La mirada de un párroco, desde la esperanza y el optimismo. Ésta es la propuesta del autor de estas reflexiones que tendrán una periodicidad quincenal.

sábado, 12 de noviembre de 2011

¡¡¡Mis estimados bancos!!!


Si los primeros cristianos, el grupo de los primeros seguidores de Jesús, viesen cómo funcionamos ahora, se sorprenderían. O, dicho con mayor precisión: se escandalizarían.
   
Ellos, cuando después de la muerte del Señor tuvieron la experiencia impactante y trastornadora de su presencia viva, la experiencia de su resurrección, empezaron a reunirse para vivirla, para reflexionarla, para celebrarla. Se reunían cada semana, para recordar las palabras de Cristo, para profundizar en lo que esto significaba para sus vidas, y para repetir el gesto que Jesús había dejado como presencia suya: el gesto del pan y el vino, el don de la Eucaristía.

Algunas veces he sentido la tentación de empezar la homilía diciendo “Mis estimados bancos”, en lugar del tradicional “queridos hermanos", porque los bancos de delante están completamente vacíos mientras los del fondo de la iglesia están bastante llenos, pero apartados los unos de los otros...

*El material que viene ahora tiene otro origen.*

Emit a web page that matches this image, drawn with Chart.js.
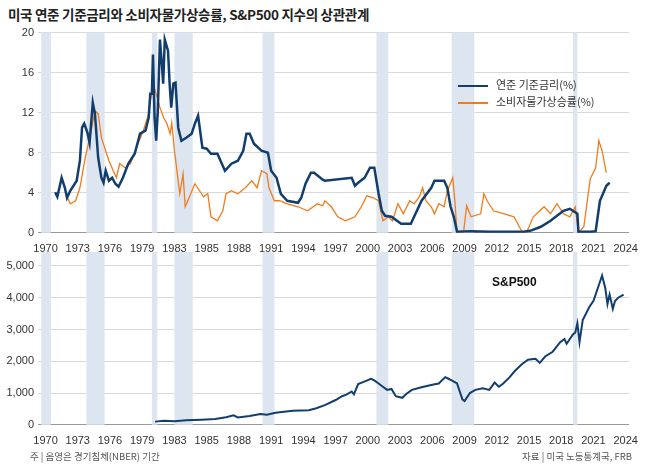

Y no es que no lo haya dicho una y mil veces hasta hacerme pesado. Los argumentos para agruparse en lugar de desparramarse son bien evidentes: ¿a quién van a ofrecer la paz si no tienen a nadie al lado? ¿Cómo pueden salir bien los cantos y las plegarias en común si cada uno tiene la sensación de estar solo?

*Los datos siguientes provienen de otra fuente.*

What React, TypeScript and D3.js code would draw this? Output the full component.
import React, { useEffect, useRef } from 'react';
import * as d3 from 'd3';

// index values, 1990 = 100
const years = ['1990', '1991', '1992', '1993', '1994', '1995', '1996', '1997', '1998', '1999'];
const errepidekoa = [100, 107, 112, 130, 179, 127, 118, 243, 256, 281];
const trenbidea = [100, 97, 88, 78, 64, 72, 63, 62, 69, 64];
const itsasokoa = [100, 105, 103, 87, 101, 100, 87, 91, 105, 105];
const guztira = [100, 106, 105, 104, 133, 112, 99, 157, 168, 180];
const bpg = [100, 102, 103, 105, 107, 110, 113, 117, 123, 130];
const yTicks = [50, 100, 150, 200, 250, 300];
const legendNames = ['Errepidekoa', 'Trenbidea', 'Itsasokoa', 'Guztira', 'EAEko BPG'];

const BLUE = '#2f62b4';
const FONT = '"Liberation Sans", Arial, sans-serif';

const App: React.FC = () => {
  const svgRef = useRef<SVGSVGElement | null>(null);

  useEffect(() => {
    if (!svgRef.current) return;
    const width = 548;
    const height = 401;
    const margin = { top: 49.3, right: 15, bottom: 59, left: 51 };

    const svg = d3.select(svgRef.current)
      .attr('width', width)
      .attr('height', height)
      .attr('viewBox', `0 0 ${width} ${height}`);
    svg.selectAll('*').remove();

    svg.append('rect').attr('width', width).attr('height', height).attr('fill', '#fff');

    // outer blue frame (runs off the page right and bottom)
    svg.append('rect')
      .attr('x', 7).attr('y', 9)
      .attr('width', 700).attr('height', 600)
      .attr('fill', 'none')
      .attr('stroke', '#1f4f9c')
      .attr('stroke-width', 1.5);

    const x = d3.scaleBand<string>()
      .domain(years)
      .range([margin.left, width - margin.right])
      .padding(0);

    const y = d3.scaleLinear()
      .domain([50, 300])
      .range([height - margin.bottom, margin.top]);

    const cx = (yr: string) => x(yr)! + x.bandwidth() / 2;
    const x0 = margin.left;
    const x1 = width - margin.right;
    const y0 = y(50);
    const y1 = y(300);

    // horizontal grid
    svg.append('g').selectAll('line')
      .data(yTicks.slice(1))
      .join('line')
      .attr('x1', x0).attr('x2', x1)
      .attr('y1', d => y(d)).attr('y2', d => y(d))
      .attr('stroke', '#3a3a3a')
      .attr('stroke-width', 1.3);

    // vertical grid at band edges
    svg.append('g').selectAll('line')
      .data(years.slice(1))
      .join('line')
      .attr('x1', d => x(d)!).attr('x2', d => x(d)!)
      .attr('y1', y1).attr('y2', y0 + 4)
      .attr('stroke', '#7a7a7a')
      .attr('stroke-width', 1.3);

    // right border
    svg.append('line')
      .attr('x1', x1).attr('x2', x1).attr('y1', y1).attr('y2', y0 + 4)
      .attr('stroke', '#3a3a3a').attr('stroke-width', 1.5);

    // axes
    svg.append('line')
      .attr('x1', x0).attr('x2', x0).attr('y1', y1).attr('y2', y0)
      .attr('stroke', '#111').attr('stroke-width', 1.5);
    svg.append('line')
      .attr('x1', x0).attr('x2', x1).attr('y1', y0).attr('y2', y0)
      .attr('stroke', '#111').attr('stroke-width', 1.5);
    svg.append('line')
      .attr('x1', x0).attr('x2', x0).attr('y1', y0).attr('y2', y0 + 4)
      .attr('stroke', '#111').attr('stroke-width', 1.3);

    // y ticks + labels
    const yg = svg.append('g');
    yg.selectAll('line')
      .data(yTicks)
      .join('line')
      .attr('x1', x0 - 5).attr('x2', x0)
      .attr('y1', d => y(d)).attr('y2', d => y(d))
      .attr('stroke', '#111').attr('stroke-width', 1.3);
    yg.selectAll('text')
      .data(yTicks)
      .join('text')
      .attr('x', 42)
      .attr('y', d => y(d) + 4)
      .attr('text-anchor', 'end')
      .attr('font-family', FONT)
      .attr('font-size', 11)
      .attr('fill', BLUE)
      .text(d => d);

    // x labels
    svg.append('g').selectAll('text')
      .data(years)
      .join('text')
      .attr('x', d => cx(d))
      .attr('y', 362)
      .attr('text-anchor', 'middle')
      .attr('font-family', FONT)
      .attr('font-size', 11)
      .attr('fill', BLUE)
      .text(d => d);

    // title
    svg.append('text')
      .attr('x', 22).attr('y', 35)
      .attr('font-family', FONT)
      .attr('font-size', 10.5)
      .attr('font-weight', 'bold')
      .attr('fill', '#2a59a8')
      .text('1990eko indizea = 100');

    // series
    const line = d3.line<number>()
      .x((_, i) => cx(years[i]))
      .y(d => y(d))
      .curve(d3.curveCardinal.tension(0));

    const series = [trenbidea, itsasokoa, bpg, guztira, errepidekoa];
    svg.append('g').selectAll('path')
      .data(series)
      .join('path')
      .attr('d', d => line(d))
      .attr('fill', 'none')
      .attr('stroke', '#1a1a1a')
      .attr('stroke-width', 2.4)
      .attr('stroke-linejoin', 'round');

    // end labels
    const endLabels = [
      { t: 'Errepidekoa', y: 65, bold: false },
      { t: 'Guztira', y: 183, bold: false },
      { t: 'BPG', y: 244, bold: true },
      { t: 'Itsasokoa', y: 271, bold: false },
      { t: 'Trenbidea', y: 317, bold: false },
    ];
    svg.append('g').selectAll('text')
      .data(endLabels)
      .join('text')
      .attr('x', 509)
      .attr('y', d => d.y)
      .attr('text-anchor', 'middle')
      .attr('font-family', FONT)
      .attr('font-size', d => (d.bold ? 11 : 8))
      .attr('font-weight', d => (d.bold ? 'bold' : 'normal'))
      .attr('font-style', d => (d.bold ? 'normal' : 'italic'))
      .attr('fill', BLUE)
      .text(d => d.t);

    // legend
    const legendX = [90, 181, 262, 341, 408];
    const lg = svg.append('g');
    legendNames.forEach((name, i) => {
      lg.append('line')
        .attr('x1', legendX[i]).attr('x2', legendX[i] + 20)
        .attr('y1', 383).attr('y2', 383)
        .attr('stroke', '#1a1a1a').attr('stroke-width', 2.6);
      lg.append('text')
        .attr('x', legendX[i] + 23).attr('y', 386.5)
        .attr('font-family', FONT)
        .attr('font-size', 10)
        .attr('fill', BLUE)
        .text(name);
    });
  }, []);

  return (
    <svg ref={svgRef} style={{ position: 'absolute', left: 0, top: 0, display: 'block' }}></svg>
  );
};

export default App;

En muchas iglesias se ha optado por poner el altar lo más adelante posible, pero ni así: siguen poniéndose cuanto más lejos mejor. ¿Qué hacer?

Muchas veces, aunque la capilla es pequeña y solo caben cincuenta personas, preferimos la celebración en este lugar. Es verdad que los que llegan primero siguen  poniéndose detrás pero, fatalmente, los primeros bancos acababan llenándose. Lo que algunos no quieren comprender con argumentos teóricos, acaban aceptándolo con gozo después de una experiencia vivida, aunque para ello sea necesaria una pequeña coacción, pero siempre sin sermones negativos.

Una vez más tenemos que anunciar que los primeros cristianos se reunían alrededor de la mesa, unos junto a otros y cada domingo, semana tras semana. Y lo hacían porque el domingo había sido el día de la resurrección, el día en que habían tenido aquella experiencia que les había transformado: la experiencia de reconocer a Jesús vivo, la experiencia de llevar en su interior el mismo Espíritu de Jesús. Y si alguien les hubiera preguntado por qué hacían esto, por qué se reunían todos juntos, contestaban que era  para recordar la palabra de Jesús y repetir su gesto, y seguramente también habrían respondido diciendo que era Jesús mismo quien les había convocado. Hubieran dicho que no podrían ser cristianos si no lo hicieran: la reunión de cada domingo en asamblea, no se la habían inventado ellos mismos, venía de Jesús, y ser seguidor de Jesús implicaba participar cada domingo en este encuentro.

Por eso, si todos esos cristianos de los inicios de la Iglesia vieran cómo funcionamos hoy nosotros, se sorprenderían y se escandalizarían. No comprenderían que nosotros valoremos a veces tan poco la Eucaristía, el encuentro con el Señor en el domingo. No comprenderían que nos digamos cristianos, que sinceramente queramos seguir el camino de Jesús, el camino del Evangelio, y que, en cambio, muchas veces pasemos olímpicamente de reunirnos cada domingo en la eucaristía. Que digamos "voy cuando tengo ganas", como si no supiéramos que es Jesús quien nos convoca a su reunión, a la reunión en la que él nos da su palabra y su pan de vida.

Entonces, ¿qué?... Pues que cada uno de nosotros tenemos que proponérnoslo seriamente. Los curas y los seglares. Hay que buscar, ciertamente, en tanto que sea posible, una celebración de la eucaristía con la cual cada uno pueda sintonizar, para poder vivirla más intensamente. Pero, sobre todo, hay que saberse convocado por Jesús a su reunión. Y, naturalmente, tener ganas de responder a esta convocatoria.